>>>

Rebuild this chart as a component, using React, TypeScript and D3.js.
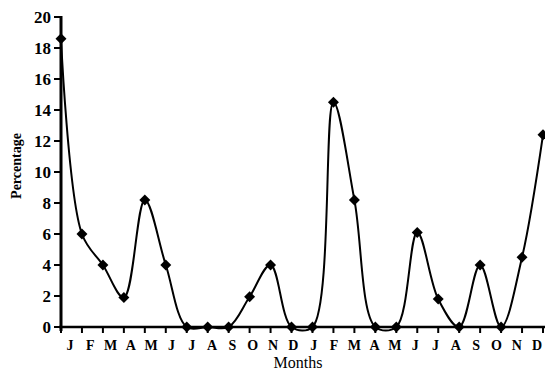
import React, { useRef, useEffect } from "react";
import * as d3 from "d3";

// months over two years
const months = ["J", "F", "M", "A", "M", "J", "J", "A", "S", "O", "N", "D",
  "J", "F", "M", "A", "M", "J", "J", "A", "S", "O", "N", "D"];
const percentage = [18.6, 6.0, 4.0, 1.9, 8.2, 4.0, 0, 0, 0, 1.95, 4.0, 0,
  0, 14.5, 8.2, 0, 0, 6.1, 1.8, 0, 4.0, 0, 4.5, 12.4];
const yTicks = [0, 2, 4, 6, 8, 10, 12, 14, 16, 18, 20];

const W = 545;
const H = 374;

const App = () => {
  const ref = useRef<SVGSVGElement>(null);

  useEffect(() => {
    document.body.style.margin = "0";
    const svg = d3.select(ref.current);
    svg.selectAll("*").remove();

    const idx = months.map((_, i) => i);
    const x = d3.scalePoint<number>().domain(idx).range([61, 543]);
    // labels were laid out a bit differently from the points
    const xLab = d3.scalePoint<number>().domain(idx).range([70, 537]);
    const y = d3.scaleLinear().domain([0, 20]).range([327, 17]);

    const font = "Liberation Serif, Times New Roman, serif";

    // y axis
    const gy = svg.append("g");
    gy.append("line")
      .attr("x1", 61).attr("x2", 61)
      .attr("y1", y(20) - 1).attr("y2", 331)
      .attr("stroke", "#000").attr("stroke-width", 3);
    gy.selectAll("line.t")
      .data(yTicks)
      .enter()
      .append("line")
      .attr("class", "t")
      .attr("x1", 54).attr("x2", 61)
      .attr("y1", (d) => y(d)).attr("y2", (d) => y(d))
      .attr("stroke", "#000").attr("stroke-width", 2);
    gy.selectAll("text")
      .data(yTicks)
      .enter()
      .append("text")
      .attr("x", 51)
      .attr("y", (d) => y(d) + 6)
      .attr("text-anchor", "end")
      .style("font-family", font)
      .style("font-weight", "bold")
      .style("font-size", "17px")
      .text((d) => d);

    // x axis
    const gx = svg.append("g");
    gx.append("line")
      .attr("x1", 59).attr("x2", W)
      .attr("y1", 327).attr("y2", 327)
      .attr("stroke", "#000").attr("stroke-width", 2.5);
    gx.selectAll("line.t")
      .data(idx)
      .enter()
      .append("line")
      .attr("class", "t")
      .attr("x1", (d) => x(d)!).attr("x2", (d) => x(d)!)
      .attr("y1", 327).attr("y2", 333)
      .attr("stroke", "#000").attr("stroke-width", 2);
    gx.selectAll("text")
      .data(idx)
      .enter()
      .append("text")
      .attr("x", (d) => xLab(d)!)
      .attr("y", 350)
      .attr("text-anchor", "middle")
      .style("font-family", font)
      .style("font-weight", "bold")
      .style("font-size", "14px")
      .text((d) => months[d]);

    // axis titles
    svg.append("text")
      .attr("x", 298).attr("y", 368)
      .attr("text-anchor", "middle")
      .style("font-family", font)
      .style("font-size", "16px")
      .text("Months");
    svg.append("text")
      .attr("transform", "translate(21,166) rotate(-90)")
      .attr("text-anchor", "middle")
      .style("font-family", font)
      .style("font-weight", "bold")
      .style("font-size", "14px")
      .text("Percentage");

    // smoothed line
    const line = d3.line<number>()
      .x((d, i) => x(i)!)
      .y((d) => y(d))
      .curve(d3.curveCatmullRom.alpha(0.5));
    svg.append("path")
      .datum(percentage)
      .attr("d", line)
      .attr("fill", "none")
      .attr("stroke", "#000")
      .attr("stroke-width", 2);

    // diamond markers
    const sym = d3.symbol().type(d3.symbolSquare).size(60);
    svg.append("g")
      .selectAll("path")
      .data(percentage)
      .enter()
      .append("path")
      .attr("d", sym)
      .attr("transform", (d, i) => `translate(${x(i)},${y(d)}) rotate(45)`)
      .attr("fill", "#000");
  }, []);

  return <svg ref={ref} width={W} height={H} style={{ display: "block" }}></svg>;
};

export default App;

<<<

Extract, word for word, each line from the top of the data down to and including the line with "const ref = useRef<SVGSVGElement>(null);"; skip the pictures.

Rebuild this chart as a component, using React, TypeScript and D3.js.
import React, { useRef, useEffect } from "react";
import * as d3 from "d3";

// months over two years
const months = ["J", "F", "M", "A", "M", "J", "J", "A", "S", "O", "N", "D",
  "J", "F", "M", "A", "M", "J", "J", "A", "S", "O", "N", "D"];
const percentage = [18.6, 6.0, 4.0, 1.9, 8.2, 4.0, 0, 0, 0, 1.95, 4.0, 0,
  0, 14.5, 8.2, 0, 0, 6.1, 1.8, 0, 4.0, 0, 4.5, 12.4];
const yTicks = [0, 2, 4, 6, 8, 10, 12, 14, 16, 18, 20];

const W = 545;
const H = 374;

const App = () => {
  const ref = useRef<SVGSVGElement>(null);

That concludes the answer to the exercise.